The White Helmets, leading efforts to rescue people buried under rubble in rebel-held areas of Syria, have appealed for international help in their "race against time".
They have been toiling since the quake to pull survivors out from under the debris of dozens of flattened buildings in northwestern areas of war-torn Syria that remain outside the government's control.
A leading UN official called for the facilitation of aid access to rebel-held areas in the northwest, warning that relief stocks will soon be depleted.
"Put politics aside and let us do our humanitarian work," the UN's resident Syria coordinator El-Mostafa Benlamlih told AFP in an interview.
Syria appeals for EU help
The issue of aid to Syria is a delicate one, and the sanctioned government in Damascus made an official plea to the EU for help, the bloc's commissioner for crisis management Janez Lenarcic said.
A decade of civil war and Syrian-Russian aerial bombardment had already destroyed hospitals, collapsed the economy and prompted electricity, fuel and water shortages.
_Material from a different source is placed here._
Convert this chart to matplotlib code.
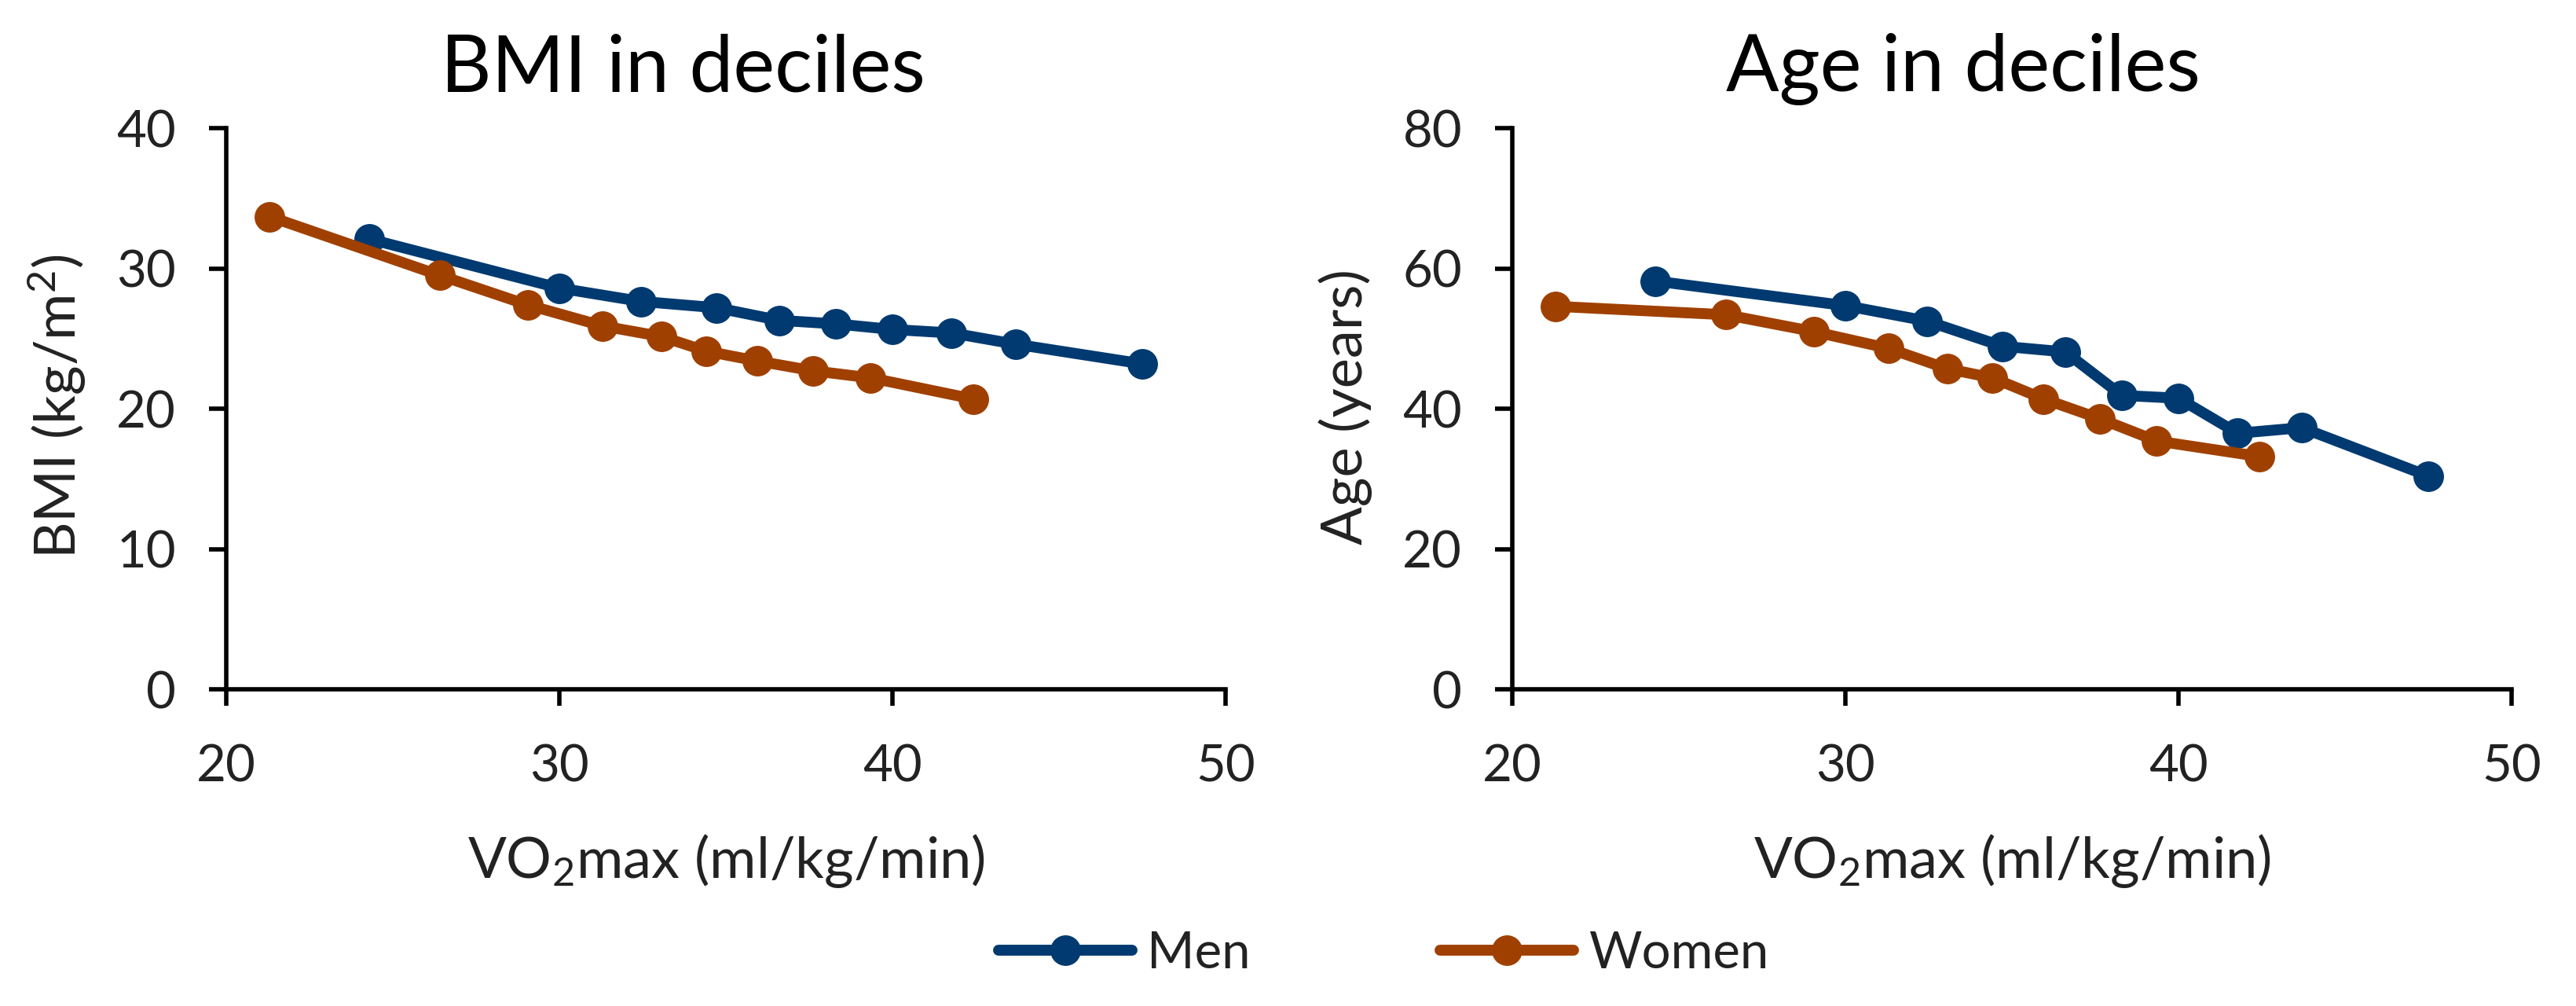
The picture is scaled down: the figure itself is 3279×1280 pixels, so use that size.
import matplotlib
matplotlib.use("Agg")
import matplotlib.pyplot as plt

plt.rcParams['font.family'] = ['Lato', 'DejaVu Sans']
plt.rcParams['mathtext.fontset'] = 'custom'
plt.rcParams['mathtext.rm'] = 'Lato'
plt.rcParams['mathtext.default'] = 'regular'

# VO2max per decile (ml/kg/min)
men_vo2 = [24.3, 30.0, 32.45, 34.72, 36.6, 38.3, 40.0, 41.78, 43.7, 47.5]
women_vo2 = [21.3, 26.42, 29.05, 31.3, 33.06, 34.42, 35.95, 37.63, 39.35, 42.42]

# BMI (kg/m2)
men_bmi = [32.1, 28.6, 27.65, 27.2, 26.3, 26.05, 25.65, 25.4, 24.6, 23.2]
women_bmi = [33.7, 29.5, 27.4, 25.9, 25.15, 24.1, 23.4, 22.7, 22.2, 20.7]

# Age (years)
men_age = [58.2, 54.7, 52.5, 48.9, 48.1, 41.9, 41.5, 36.5, 37.3, 30.4]
women_age = [54.6, 53.4, 51.0, 48.6, 45.7, 44.4, 41.4, 38.6, 35.4, 33.2]

men_color = '#003a70'
women_color = '#a04000'
text_color = '#222222'

fig = plt.figure(figsize=(32.8, 12.8), dpi=100)
ax1 = fig.add_axes([0.0878, 0.3148, 0.3878, 0.5578])
ax2 = fig.add_axes([0.5869, 0.3148, 0.3878, 0.5578])

panels = [
    (ax1, men_bmi, women_bmi, 40, [0, 10, 20, 30, 40]),
    (ax2, men_age, women_age, 80, [0, 20, 40, 60, 80]),
]

for ax, men_y, women_y, ymax, yticks in panels:
    ax.plot(men_vo2, men_y, color=men_color, lw=10, marker='o', ms=27,
            label='Men', solid_capstyle='round', clip_on=False)
    ax.plot(women_vo2, women_y, color=women_color, lw=10, marker='o', ms=27,
            label='Women', solid_capstyle='round', clip_on=False)
    ax.set_xlim(20, 50)
    ax.set_ylim(0, ymax)
    ax.set_xticks([20, 30, 40, 50])
    ax.set_yticks(yticks)
    for s in ['top', 'right']:
        ax.spines[s].set_visible(False)
    for s in ['left', 'bottom']:
        ax.spines[s].set_linewidth(4)
        ax.spines[s].set_color('black')
    ax.tick_params(axis='y', length=16, width=4, pad=30, labelsize=47,
                   labelcolor=text_color)
    ax.tick_params(axis='x', length=15, width=4, pad=35, labelsize=47,
                   labelcolor=text_color)

# titles and axis labels
fig.text(0.265, 0.909, 'BMI in deciles', ha='center', va='baseline',
         fontsize=72, color='black')
fig.text(0.762, 0.909, 'Age in deciles', ha='center', va='baseline',
         fontsize=72, color='black')
fig.text(0.2817, 0.127, 'VO$_2$max (ml/kg/min)', ha='center', va='baseline',
         fontsize=52, color=text_color)
fig.text(0.7808, 0.127, 'VO$_2$max (ml/kg/min)', ha='center', va='baseline',
         fontsize=52, color=text_color)
fig.text(0.022, 0.596, 'BMI (kg/m$^2$)', ha='center', va='center',
         rotation=90, fontsize=52, color=text_color)
fig.text(0.522, 0.596, 'Age (years)', ha='center', va='center',
         rotation=90, fontsize=52, color=text_color)

handles, labels = ax1.get_legend_handles_labels()
fig.legend(handles, labels, loc='center', bbox_to_anchor=(0.537, 0.052),
           ncol=2, frameon=False, fontsize=47, handlelength=2.6,
           handletextpad=0.3, columnspacing=3.7, labelcolor=text_color)

fig.savefig('out.png', dpi=100)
The European Commission is "encouraging" EU member countries to respond to Syria's request for medical supplies and food, while monitoring to ensure that any aid "is not diverted" by President Bashar al-Assad's government, Lenarcic noted.
Dozens of nations, including the United States, China and the Gulf States have pledged to help, and search teams as well as relief supplies have already arrived.
The European Union was swift to dispatch rescue teams to Turkey after the massive earthquake struck the country on Monday close to the border with Syria.
But it initially offered only minimal assistance to Syria because of EU sanctions imposed since 2011 on Assad's government over its brutal crackdown on protesters that spiralled into a civil war.
The Turkey-Syria border is one of the world's most active earthquake zones. Monday's quake was the largest Turkey has seen since 1939, when 33,000 people died in eastern Erzincan province.
In 1999, a 7.4-magnitude earthquake killed more than 17,000.